President Biden has signed an executive order that aims to strengthen federal Buy American-type requirements to give a lift to U.S. companies by toughening up on waivers from requirements and centralizing federal domestic-preference oversight in a new “Made in America Office” housed within the Office of Management and Budget.

[View White House fact sheet here and text of executive order here.]

In a provision that specifically would apply to construction materials and other products, the directive changes the way a product's domestic content is calculated, to include such factors as how many jobs its production would support.

The executive order, which Biden signed on Jan. 25, calls for federal procurements officials to propose a regulation creating a new test for determining the amount of a product's domestic-content. It states that under the envisioned new test U.S. content would be "measured by the value that is added to the product through U.S.-based production or U.S. job-supporting activity."

The order also seeks to increase the “numerical threshold” for domestic content for “end-products and construction materials.”

In addition, the directive revokes Buy American directives issued by then-President Donald Trump. They include a Buy American-Hire American order Trump signed in 2017 and a directive he issued in 2019 that applied to infrastructure projects. [See ENR 2/6/2019 story on Trump executive order here.]

Before signing the new order at the White House, Biden said that in 2018, the Dept. of Defense spent $3 billion on construction contracts to foreign companies, “leaving American steel and iron out in the cold.”

He added that under the Trump administration federal contracts awarded to foreign companies increased 30%. He added, “That is going to change on our watch.”

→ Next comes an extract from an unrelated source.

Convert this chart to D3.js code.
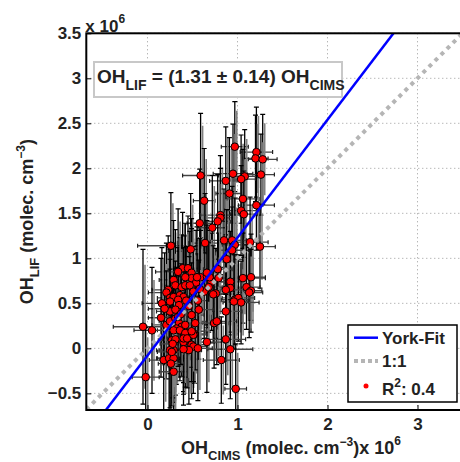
<!DOCTYPE html>
<html>
<head>
<meta charset="utf-8">
<script src="https://cdn.jsdelivr.net/npm/d3@7"></script>
<style>
body { margin: 0; background: #fff; }
text { font-family: "Liberation Sans", Arial, sans-serif; font-weight: bold; fill: #222; }
</style>
</head>
<body>
<div class="graphHolder"></div>
<script>
// OH_CIMS (x) and OH_LIF (y), units of 1e6 molec cm^-3
let ohCims = [
  0.97,1.21,1.20,1.28,0.59,0.95,1.08,1.04,0.87,1.26,
  0.63,0.91,1.06,1.21,0.58,0.81,0.81,0.78,0.72,1.04,
  1.07,0.26,0.48,0.64,0.85,0.94,0.97,0.94,1.14,1.25,
  0.88,0.39,0.45,0.49,0.29,0.49,0.54,0.59,0.66,0.79,
  0.71,1.06,1.15,0.92,0.92,1.10,1.15,1.13,0.23,0.21,
  0.31,0.38,0.42,0.47,0.63,0.76,0.25,0.29,0.36,0.40,
  0.34,0.56,0.16,0.25,0.35,0.97,1.01,1.04,0.96,0.87,
  0.25,0.31,0.34,0.42,0.55,0.69,0.78,0.66,0.73,0.68,
  0.87,0.46,0.51,0.58,0.43,0.19,0.15,0.21,0.25,0.31,
  0.35,0.38,0.32,0.40,0.29,0.52,0.74,0.77,-0.05,0.05,
  0.27,0.31,0.40,0.49,0.51,0.66,0.46,0.29,0.40,0.87,
  0.92,0.25,0.18,0.24,0.29,0.82,0.29,-0.02,0.98,0.28,
  0.36,0.42,0.34,0.42,0.40,0.44,0.27,0.26,0.51,0.37,
  0.57,0.49,0.53,0.49,0.56
];
let ohLif = [
  2.24,2.18,2.11,2.10,1.92,1.94,1.91,1.88,1.86,1.93,
  1.64,1.72,1.66,1.59,1.39,1.48,1.45,1.41,1.34,1.53,
  1.49,1.14,1.10,1.17,1.20,1.20,1.15,1.09,1.18,1.13,
  0.99,0.89,0.89,0.84,0.76,0.78,0.73,0.79,0.80,0.78,
  0.74,0.78,0.79,0.74,0.67,0.68,0.64,0.62,0.65,0.62,
  0.70,0.68,0.70,0.70,0.63,0.61,0.56,0.57,0.59,0.57,
  0.54,0.53,0.50,0.52,0.48,0.54,0.56,0.51,0.52,0.41,
  0.41,0.43,0.85,0.79,0.79,0.79,0.88,0.84,0.60,0.68,
  0.65,0.47,0.63,0.66,0.53,0.44,0.34,0.26,0.30,0.33,
  0.28,0.24,0.22,0.20,0.20,0.16,0.28,0.30,0.24,0.20,
  0.09,0.10,0.07,0.04,0.02,0.07,-0.02,-0.02,-0.01,0.10,
  -0.01,-0.02,-0.13,-0.11,-0.11,-0.13,-0.26,-0.32,-0.45,0.05,
  0.20,0.17,0.35,0.26,0.11,0.11,-0.04,-0.17,0.15,0.38,
  0.43,0.37,0.28,0.19,0.00
];
let errCims = [
  0.15,0.18,0.14,0.16,0.20,0.22,0.14,0.16,0.18,0.15,
  0.12,0.15,0.18,0.20,0.14,0.22,0.15,0.14,0.16,0.18,
  0.15,0.37,0.14,0.18,0.30,0.16,0.14,0.18,0.20,0.17,
  0.18,0.12,0.15,0.14,0.16,0.12,0.15,0.18,0.14,0.20,
  0.15,0.25,0.16,0.14,0.18,0.15,0.12,0.15,0.18,0.20,
  0.14,0.16,0.15,0.12,0.18,0.15,0.14,0.12,0.15,0.13,
  0.16,0.15,0.22,0.14,0.13,0.15,0.18,0.20,0.16,0.18,
  0.15,0.14,0.25,0.15,0.20,0.14,0.16,0.15,0.18,0.15,
  0.20,0.14,0.16,0.15,0.12,0.18,0.14,0.16,0.12,0.15,
  0.14,0.16,0.13,0.15,0.18,0.14,0.16,0.22,0.33,0.20,
  0.15,0.14,0.16,0.18,0.15,0.20,0.14,0.16,0.15,0.22,
  0.25,0.15,0.16,0.14,0.18,0.20,0.16,0.15,0.12,0.14,
  0.15,0.14,0.16,0.14,0.18,0.15,0.16,0.14,0.15,0.13,
  0.16,0.14,0.18,0.15,0.16
];
let errLif = [
  0.50,0.50,0.48,0.50,0.69,0.55,0.52,0.49,0.60,0.45,
  0.58,0.62,0.55,0.50,0.60,0.66,0.55,0.52,0.58,0.50,
  0.48,0.59,0.62,0.55,0.57,0.60,0.52,0.48,0.50,0.46,
  0.55,0.62,0.58,0.60,0.66,0.55,0.58,0.52,0.57,0.50,
  0.54,0.50,0.48,0.56,0.52,0.47,0.46,0.50,0.60,0.55,
  0.62,0.58,0.55,0.60,0.52,0.50,0.58,0.60,0.64,0.55,
  0.58,0.52,0.62,0.58,0.60,0.50,0.48,0.46,0.52,0.55,
  0.58,0.54,0.70,0.60,0.56,0.52,0.55,0.58,0.54,0.50,
  0.52,0.55,0.50,0.56,0.60,0.62,0.66,0.60,0.58,0.56,
  0.60,0.55,0.62,0.58,0.60,0.55,0.50,0.48,0.86,0.70,
  0.58,0.62,0.55,0.60,0.52,0.56,0.60,0.58,0.62,0.50,
  0.55,0.64,0.58,0.62,0.60,0.48,0.62,0.55,0.50,0.60,
  0.56,0.60,0.55,0.58,0.62,0.55,0.60,0.58,0.52,0.56,
  0.55,0.58,0.52,0.56,0.58
];

let fitSlope = 1.31, fitIntercept = -0.08;
let xTicks = [0, 1, 2, 3];
let yTicks = [-0.5, 0, 0.5, 1, 1.5, 2, 2.5, 3, 3.5];
let xDomain = [-0.68, 3.5], yDomain = [-0.685, 3.5];

let w = 460, h = 462,
  pLeft = 86.3, pRight = 462.5, pTop = 33.3, pBottom = 410;

let svg = d3.select(".graphHolder").append("svg")
  .attr("width", w).attr("height", h);

let x = d3.scaleLinear().domain(xDomain).range([pLeft, pRight]);
let y = d3.scaleLinear().domain(yDomain).range([pBottom, pTop]);

svg.append("clipPath").attr("id", "clip")
  .append("rect").attr("x", pLeft).attr("y", pTop)
  .attr("width", pRight - pLeft).attr("height", pBottom - pTop);

// dotted grid
let grid = svg.append("g").attr("stroke", "#999").attr("stroke-width", 1)
  .attr("stroke-dasharray", "1,3");
grid.selectAll(".gx").data(xTicks).enter().append("line")
  .attr("x1", d => x(d)).attr("x2", d => x(d)).attr("y1", pTop).attr("y2", pBottom);
grid.selectAll(".gy").data(yTicks).enter().append("line")
  .attr("y1", d => y(d)).attr("y2", d => y(d)).attr("x1", pLeft).attr("x2", pRight);

let plot = svg.append("g").attr("clip-path", "url(#clip)");
let pts = ohCims.map((d, i) => ({ x: d, y: ohLif[i], ex: errCims[i], ey: errLif[i] }));

// error bars
let eb = plot.append("g");
pts.forEach(p => {
  let px = x(p.x), py = y(p.y);
  let y0 = y(p.y - p.ey), y1 = y(p.y + p.ey);
  let x0 = x(p.x - p.ex), x1 = x(p.x + p.ex);
  eb.append("line").attr("x1", px + 2).attr("x2", px + 2).attr("y1", y(p.y - p.ey * 0.8)).attr("y2", y(p.y + p.ey * 0.8))
    .attr("stroke", "#808080").attr("stroke-width", 1.6);
  eb.append("line").attr("x1", x0).attr("x2", x1).attr("y1", py).attr("y2", py)
    .attr("stroke", "#444").attr("stroke-width", 1.3);
  eb.append("line").attr("x1", px).attr("x2", px).attr("y1", y0).attr("y2", y1)
    .attr("stroke", "#000").attr("stroke-width", 1.3);
  [y0, y1].forEach(c => eb.append("line").attr("x1", px - 2.5).attr("x2", px + 2.5)
    .attr("y1", c).attr("y2", c).attr("stroke", "#000").attr("stroke-width", 1.2));
  [x0, x1].forEach(c => eb.append("line").attr("x1", c).attr("x2", c)
    .attr("y1", py - 2).attr("y2", py + 2).attr("stroke", "#222").attr("stroke-width", 1.2));
});

plot.append("g").selectAll("circle").data(pts).enter().append("circle")
  .attr("cx", d => x(d.x)).attr("cy", d => y(d.y)).attr("r", 3.8)
  .attr("fill", "#ff0000").attr("stroke", "#000").attr("stroke-width", 1);

// 1:1 line
plot.append("line")
  .attr("x1", x(xDomain[0])).attr("y1", y(xDomain[0]))
  .attr("x2", x(3.6)).attr("y2", y(3.6))
  .attr("stroke", "#b5b5b5").attr("stroke-width", 4).attr("stroke-dasharray", "4,4.5");

// York fit
plot.append("line")
  .attr("x1", x(-1)).attr("y1", y(fitSlope * -1 + fitIntercept))
  .attr("x2", x(3)).attr("y2", y(fitSlope * 3 + fitIntercept))
  .attr("stroke", "#0000ff").attr("stroke-width", 2.5);

// axes
let fmt = d3.format("~g");
svg.append("g").attr("transform", "translate(0," + pBottom + ")")
  .call(d3.axisBottom(x).tickValues(xTicks).tickSize(-5).tickPadding(8).tickFormat(fmt))
  .call(g => g.select(".domain").remove())
  .call(g => g.selectAll("line").attr("stroke", "#000"))
  .call(g => g.selectAll("text").attr("font-size", 17).attr("font-family", null).style("fill", "#222"));
svg.append("g").attr("transform", "translate(" + pLeft + ",0)")
  .call(d3.axisLeft(y).tickValues(yTicks).tickSize(-5).tickPadding(5).tickFormat(fmt))
  .call(g => g.select(".domain").remove())
  .call(g => g.selectAll("line").attr("stroke", "#000"))
  .call(g => g.selectAll("text").attr("font-size", 17).attr("font-family", null).style("fill", "#222"));

svg.append("rect").attr("x", pLeft).attr("y", pTop)
  .attr("width", pRight - pLeft).attr("height", pBottom - pTop)
  .attr("fill", "none").attr("stroke", "#000").attr("stroke-width", 2);

// exponent labels
let ex1 = svg.append("text").attr("x", pLeft - 1).attr("y", 32).attr("font-size", 17);
ex1.append("tspan").text("x 10");
ex1.append("tspan").attr("dy", -9).attr("font-size", 12).text("6");

// y label
let yl = svg.append("text").attr("transform", "translate(33," + ((pTop + pBottom) / 2) + ") rotate(-90)")
  .attr("text-anchor", "middle").attr("font-size", 18);
yl.append("tspan").text("OH");
yl.append("tspan").attr("dy", 6).attr("font-size", 13).text("LIF");
yl.append("tspan").attr("dy", -6).text(" (molec. cm");
yl.append("tspan").attr("dy", -8).attr("font-size", 12).text("\u22123");
yl.append("tspan").attr("dy", 8).text(")");

// x label
let xl = svg.append("text").attr("x", 181).attr("y", 454).attr("font-size", 18);
xl.append("tspan").text("OH");
xl.append("tspan").attr("dy", 6).attr("font-size", 13).text("CIMS");
xl.append("tspan").attr("dy", -6).text(" (molec. cm");
xl.append("tspan").attr("dy", -8).attr("font-size", 12).text("\u22123");
xl.append("tspan").attr("dy", 8).text(")x 10");
xl.append("tspan").attr("dy", -9).attr("font-size", 12).text("6");

// equation box
svg.append("rect").attr("x", 94).attr("y", 62).attr("width", 248).attr("height", 35)
  .attr("fill", "#fff").attr("stroke", "#c8c8c8").attr("stroke-width", 2);
let eq = svg.append("text").attr("x", 97).attr("y", 83).attr("font-size", 19);
eq.append("tspan").text("OH");
eq.append("tspan").attr("dy", 7).attr("font-size", 14).text("LIF");
eq.append("tspan").attr("dy", -7).text(" = (1.31 \u00b1 0.14) OH");
eq.append("tspan").attr("dy", 7).attr("font-size", 14).text("CIMS");

// legend
let lg = svg.append("g");
lg.append("rect").attr("x", 348).attr("y", 325).attr("width", 109).attr("height", 77)
  .attr("fill", "#fff").attr("stroke", "#000").attr("stroke-width", 1.5);
lg.append("line").attr("x1", 354).attr("x2", 378).attr("y1", 337.7).attr("y2", 337.7)
  .attr("stroke", "#0000ff").attr("stroke-width", 2.5);
lg.append("line").attr("x1", 354).attr("x2", 378).attr("y1", 361).attr("y2", 361)
  .attr("stroke", "#b5b5b5").attr("stroke-width", 4).attr("stroke-dasharray", "4,3");
lg.append("circle").attr("cx", 366).attr("cy", 386).attr("r", 2.5).attr("fill", "#ff0000");
lg.append("text").attr("x", 382).attr("y", 343.5).attr("font-size", 17).text("York-Fit");
lg.append("text").attr("x", 382).attr("y", 367).attr("font-size", 17).text("1:1");
let r2 = lg.append("text").attr("x", 382).attr("y", 395).attr("font-size", 17);
r2.append("tspan").text("R");
r2.append("tspan").attr("dy", -8).attr("font-size", 12).text("2");
r2.append("tspan").attr("dy", 8).text(": 0.4");
</script>
</body>
</html>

Biden also said the new “all-of-government Made in America” program will stop agencies “from waiving Buy American requirements with impunity, as has been going on.” Instead, he said the new office will make sure waivers “are only used in very limited circumstances.”

Centralized Waiver Office

Nick Goldstein, American Road & Transportation Association vice president for regulatory and legal issues, said in an interview that the Biden order, and Trump directives have similar goals—to promote use of American-made products, with a focus on the waiver process.

Goldstein says the Biden order appears to have “more of a centralized process" with the new Made in America Office "a one-stop shop for agencies to bring their waivers to.”

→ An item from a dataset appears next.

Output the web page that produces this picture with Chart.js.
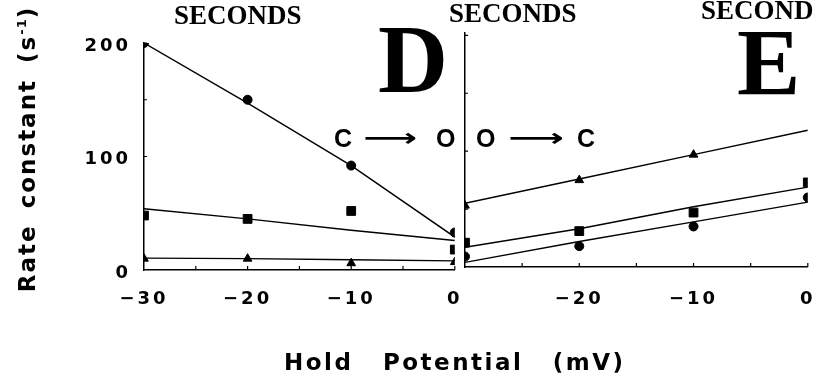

By comparison, the Trump orders “directed each agency to go back and look at their own processes and strengthen them where necessary," Goldstein adds.

The Biden directive applies to domestic-preference requirements under various federal laws, regulations and executive orders that relate to “federal financial assistance awards or federal procurement.”

By America and Buy American

The directive specifies that it applies to both “Buy American” and “Buy America” requirements, which are different programs.

Buy America applies only to the Federal Highway Administration and Federal Transit Administration. It specifically focuses on iron, steel and manufactured products.

Buy America includes projects carried out under the federal-aid highway program, in which states, not the FHWA, are the contract-awarding entity.

Buy American, on the other hand, refers to a wide range of federal funding and purchasing programs by other agencies. The program is subject to the overall Federal Acquisition Regulation, which governs direct federal contracting and other procurements.

Story corrected on 1/26/2021 to state that the executive order asks federal procurement officials to consider proposing a rule to change how a product's U.S. content is calculated. The order doesn't institute the change.